- Problem statement: Print the listing in its entirety and exactly, leaving out images.

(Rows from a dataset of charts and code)
#####
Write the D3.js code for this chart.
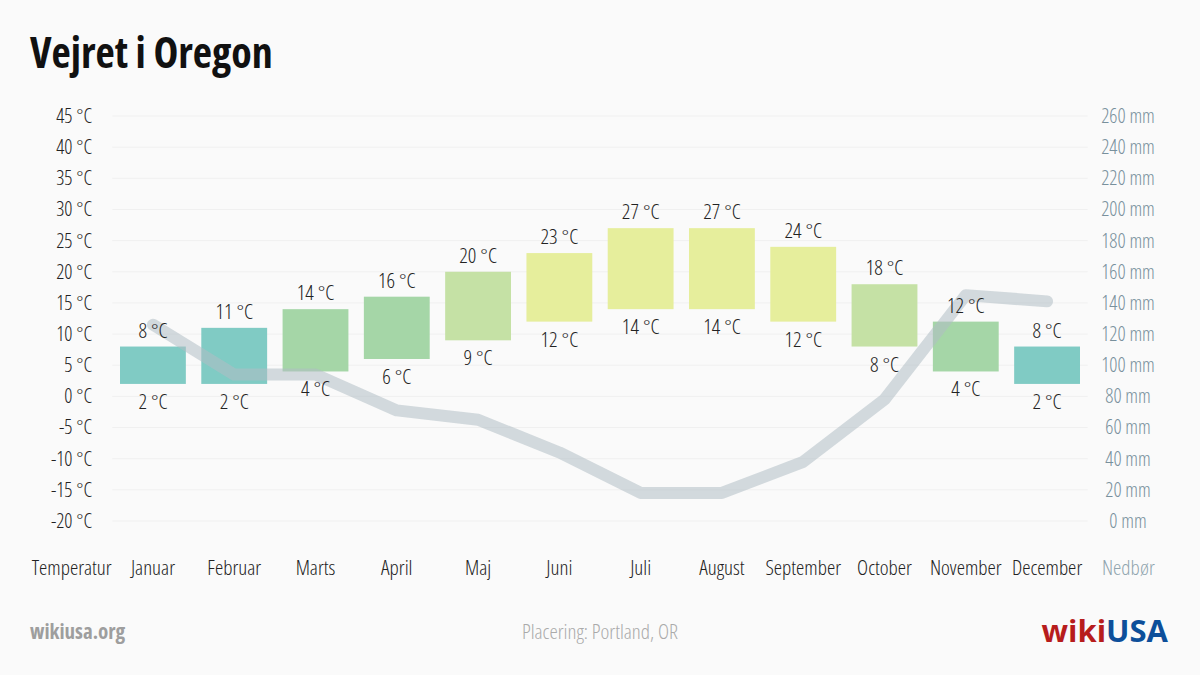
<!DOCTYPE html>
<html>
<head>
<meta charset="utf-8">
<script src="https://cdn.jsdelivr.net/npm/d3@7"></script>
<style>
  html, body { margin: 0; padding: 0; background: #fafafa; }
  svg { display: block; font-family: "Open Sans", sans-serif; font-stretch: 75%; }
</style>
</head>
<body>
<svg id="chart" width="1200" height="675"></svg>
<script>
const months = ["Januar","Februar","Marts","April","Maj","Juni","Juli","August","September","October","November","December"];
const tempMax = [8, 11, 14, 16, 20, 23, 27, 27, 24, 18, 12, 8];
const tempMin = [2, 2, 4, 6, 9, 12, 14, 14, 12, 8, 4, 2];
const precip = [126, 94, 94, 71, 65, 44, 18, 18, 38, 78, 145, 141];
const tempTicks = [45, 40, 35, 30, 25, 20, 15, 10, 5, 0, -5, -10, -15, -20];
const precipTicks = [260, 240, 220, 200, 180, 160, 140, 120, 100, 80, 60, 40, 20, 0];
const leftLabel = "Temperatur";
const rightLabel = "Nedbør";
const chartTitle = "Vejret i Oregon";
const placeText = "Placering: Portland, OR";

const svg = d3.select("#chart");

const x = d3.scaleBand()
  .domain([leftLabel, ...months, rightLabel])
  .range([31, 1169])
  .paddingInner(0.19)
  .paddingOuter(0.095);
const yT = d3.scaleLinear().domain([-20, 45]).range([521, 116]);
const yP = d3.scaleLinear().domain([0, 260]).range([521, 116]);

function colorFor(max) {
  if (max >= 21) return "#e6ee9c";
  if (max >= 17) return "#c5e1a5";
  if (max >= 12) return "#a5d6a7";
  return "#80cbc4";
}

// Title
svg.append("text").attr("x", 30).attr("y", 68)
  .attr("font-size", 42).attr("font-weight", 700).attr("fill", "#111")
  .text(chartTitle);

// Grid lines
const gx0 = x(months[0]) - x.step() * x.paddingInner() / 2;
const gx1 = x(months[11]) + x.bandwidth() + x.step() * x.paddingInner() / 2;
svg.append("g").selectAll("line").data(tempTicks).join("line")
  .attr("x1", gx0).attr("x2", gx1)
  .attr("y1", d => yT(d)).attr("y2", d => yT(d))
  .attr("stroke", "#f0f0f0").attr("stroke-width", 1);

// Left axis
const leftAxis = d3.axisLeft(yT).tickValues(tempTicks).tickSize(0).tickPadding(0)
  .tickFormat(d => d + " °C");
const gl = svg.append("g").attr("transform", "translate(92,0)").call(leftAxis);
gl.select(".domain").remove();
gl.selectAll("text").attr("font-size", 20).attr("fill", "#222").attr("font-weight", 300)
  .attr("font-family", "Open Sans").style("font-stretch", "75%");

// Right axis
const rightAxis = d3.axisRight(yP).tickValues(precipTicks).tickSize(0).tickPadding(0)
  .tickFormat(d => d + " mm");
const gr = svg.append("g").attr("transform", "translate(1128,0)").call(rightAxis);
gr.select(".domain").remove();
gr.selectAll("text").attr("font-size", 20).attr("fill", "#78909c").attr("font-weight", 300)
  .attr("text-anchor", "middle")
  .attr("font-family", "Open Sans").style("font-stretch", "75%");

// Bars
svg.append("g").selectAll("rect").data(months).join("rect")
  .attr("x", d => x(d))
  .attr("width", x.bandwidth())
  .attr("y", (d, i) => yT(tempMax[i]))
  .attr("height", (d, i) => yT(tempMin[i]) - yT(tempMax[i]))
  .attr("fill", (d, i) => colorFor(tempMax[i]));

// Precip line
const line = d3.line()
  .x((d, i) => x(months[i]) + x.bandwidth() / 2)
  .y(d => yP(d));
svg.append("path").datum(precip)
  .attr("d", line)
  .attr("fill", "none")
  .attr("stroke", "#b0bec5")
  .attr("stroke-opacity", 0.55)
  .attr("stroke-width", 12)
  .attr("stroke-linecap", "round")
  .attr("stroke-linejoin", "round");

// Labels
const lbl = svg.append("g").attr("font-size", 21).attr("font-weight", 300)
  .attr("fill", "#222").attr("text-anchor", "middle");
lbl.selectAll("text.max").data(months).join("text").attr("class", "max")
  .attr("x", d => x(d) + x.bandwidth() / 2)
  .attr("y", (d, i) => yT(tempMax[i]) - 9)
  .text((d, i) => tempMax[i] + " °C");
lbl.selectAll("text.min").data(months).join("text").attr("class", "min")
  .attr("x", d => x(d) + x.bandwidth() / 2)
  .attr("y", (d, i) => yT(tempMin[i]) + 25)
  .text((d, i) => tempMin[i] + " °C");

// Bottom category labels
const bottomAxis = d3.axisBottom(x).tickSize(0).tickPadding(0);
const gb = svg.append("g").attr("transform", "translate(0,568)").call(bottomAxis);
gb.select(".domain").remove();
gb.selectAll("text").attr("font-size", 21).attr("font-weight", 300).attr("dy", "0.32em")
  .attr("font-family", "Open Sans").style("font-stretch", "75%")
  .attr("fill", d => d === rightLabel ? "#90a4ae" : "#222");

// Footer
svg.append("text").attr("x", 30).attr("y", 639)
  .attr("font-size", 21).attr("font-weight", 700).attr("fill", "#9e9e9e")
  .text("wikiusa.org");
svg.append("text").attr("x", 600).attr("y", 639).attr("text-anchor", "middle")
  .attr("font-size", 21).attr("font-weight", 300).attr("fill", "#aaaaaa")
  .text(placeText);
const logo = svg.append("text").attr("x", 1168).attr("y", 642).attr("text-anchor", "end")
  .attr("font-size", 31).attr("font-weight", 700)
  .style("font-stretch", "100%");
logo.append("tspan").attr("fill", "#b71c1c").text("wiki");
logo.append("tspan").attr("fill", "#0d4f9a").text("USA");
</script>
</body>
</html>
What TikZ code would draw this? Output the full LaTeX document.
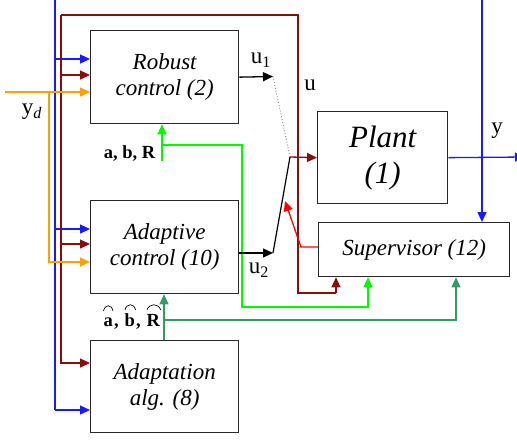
#####
- Answer to this exercise:
Write the D3.js code for this chart.
<!DOCTYPE html>
<html>
<head>
<meta charset="utf-8">
<script src="https://cdn.jsdelivr.net/npm/d3@7"></script>
<style>
  html, body { margin: 0; padding: 0; background: #fafafa; }
  svg { display: block; font-family: "Open Sans", sans-serif; font-stretch: 75%; }
</style>
</head>
<body>
<svg id="chart" width="1200" height="675"></svg>
<script>
const months = ["Januar","Februar","Marts","April","Maj","Juni","Juli","August","September","October","November","December"];
const tempMax = [8, 11, 14, 16, 20, 23, 27, 27, 24, 18, 12, 8];
const tempMin = [2, 2, 4, 6, 9, 12, 14, 14, 12, 8, 4, 2];
const precip = [126, 94, 94, 71, 65, 44, 18, 18, 38, 78, 145, 141];
const tempTicks = [45, 40, 35, 30, 25, 20, 15, 10, 5, 0, -5, -10, -15, -20];
const precipTicks = [260, 240, 220, 200, 180, 160, 140, 120, 100, 80, 60, 40, 20, 0];
const leftLabel = "Temperatur";
const rightLabel = "Nedbør";
const chartTitle = "Vejret i Oregon";
const placeText = "Placering: Portland, OR";

const svg = d3.select("#chart");

const x = d3.scaleBand()
  .domain([leftLabel, ...months, rightLabel])
  .range([31, 1169])
  .paddingInner(0.19)
  .paddingOuter(0.095);
const yT = d3.scaleLinear().domain([-20, 45]).range([521, 116]);
const yP = d3.scaleLinear().domain([0, 260]).range([521, 116]);

function colorFor(max) {
  if (max >= 21) return "#e6ee9c";
  if (max >= 17) return "#c5e1a5";
  if (max >= 12) return "#a5d6a7";
  return "#80cbc4";
}

// Title
svg.append("text").attr("x", 30).attr("y", 68)
  .attr("font-size", 42).attr("font-weight", 700).attr("fill", "#111")
  .text(chartTitle);

// Grid lines
const gx0 = x(months[0]) - x.step() * x.paddingInner() / 2;
const gx1 = x(months[11]) + x.bandwidth() + x.step() * x.paddingInner() / 2;
svg.append("g").selectAll("line").data(tempTicks).join("line")
  .attr("x1", gx0).attr("x2", gx1)
  .attr("y1", d => yT(d)).attr("y2", d => yT(d))
  .attr("stroke", "#f0f0f0").attr("stroke-width", 1);

// Left axis
const leftAxis = d3.axisLeft(yT).tickValues(tempTicks).tickSize(0).tickPadding(0)
  .tickFormat(d => d + " °C");
const gl = svg.append("g").attr("transform", "translate(92,0)").call(leftAxis);
gl.select(".domain").remove();
gl.selectAll("text").attr("font-size", 20).attr("fill", "#222").attr("font-weight", 300)
  .attr("font-family", "Open Sans").style("font-stretch", "75%");

// Right axis
const rightAxis = d3.axisRight(yP).tickValues(precipTicks).tickSize(0).tickPadding(0)
  .tickFormat(d => d + " mm");
const gr = svg.append("g").attr("transform", "translate(1128,0)").call(rightAxis);
gr.select(".domain").remove();
gr.selectAll("text").attr("font-size", 20).attr("fill", "#78909c").attr("font-weight", 300)
  .attr("text-anchor", "middle")
  .attr("font-family", "Open Sans").style("font-stretch", "75%");

// Bars
svg.append("g").selectAll("rect").data(months).join("rect")
  .attr("x", d => x(d))
  .attr("width", x.bandwidth())
  .attr("y", (d, i) => yT(tempMax[i]))
  .attr("height", (d, i) => yT(tempMin[i]) - yT(tempMax[i]))
  .attr("fill", (d, i) => colorFor(tempMax[i]));

// Precip line
const line = d3.line()
  .x((d, i) => x(months[i]) + x.bandwidth() / 2)
  .y(d => yP(d));
svg.append("path").datum(precip)
  .attr("d", line)
  .attr("fill", "none")
  .attr("stroke", "#b0bec5")
  .attr("stroke-opacity", 0.55)
  .attr("stroke-width", 12)
  .attr("stroke-linecap", "round")
  .attr("stroke-linejoin", "round");

// Labels
const lbl = svg.append("g").attr("font-size", 21).attr("font-weight", 300)
  .attr("fill", "#222").attr("text-anchor", "middle");
lbl.selectAll("text.max").data(months).join("text").attr("class", "max")
  .attr("x", d => x(d) + x.bandwidth() / 2)
  .attr("y", (d, i) => yT(tempMax[i]) - 9)
  .text((d, i) => tempMax[i] + " °C");
lbl.selectAll("text.min").data(months).join("text").attr("class", "min")
  .attr("x", d => x(d) + x.bandwidth() / 2)
  .attr("y", (d, i) => yT(tempMin[i]) + 25)
  .text((d, i) => tempMin[i] + " °C");

// Bottom category labels
const bottomAxis = d3.axisBottom(x).tickSize(0).tickPadding(0);
const gb = svg.append("g").attr("transform", "translate(0,568)").call(bottomAxis);
gb.select(".domain").remove();
gb.selectAll("text").attr("font-size", 21).attr("font-weight", 300).attr("dy", "0.32em")
  .attr("font-family", "Open Sans").style("font-stretch", "75%")
  .attr("fill", d => d === rightLabel ? "#90a4ae" : "#222");

// Footer
svg.append("text").attr("x", 30).attr("y", 639)
  .attr("font-size", 21).attr("font-weight", 700).attr("fill", "#9e9e9e")
  .text("wikiusa.org");
svg.append("text").attr("x", 600).attr("y", 639).attr("text-anchor", "middle")
  .attr("font-size", 21).attr("font-weight", 300).attr("fill", "#aaaaaa")
  .text(placeText);
const logo = svg.append("text").attr("x", 1168).attr("y", 642).attr("text-anchor", "end")
  .attr("font-size", 31).attr("font-weight", 700)
  .style("font-stretch", "100%");
logo.append("tspan").attr("fill", "#b71c1c").text("wiki");
logo.append("tspan").attr("fill", "#0d4f9a").text("USA");
</script>
</body>
</html>
What TikZ code would draw this? Output the full LaTeX document.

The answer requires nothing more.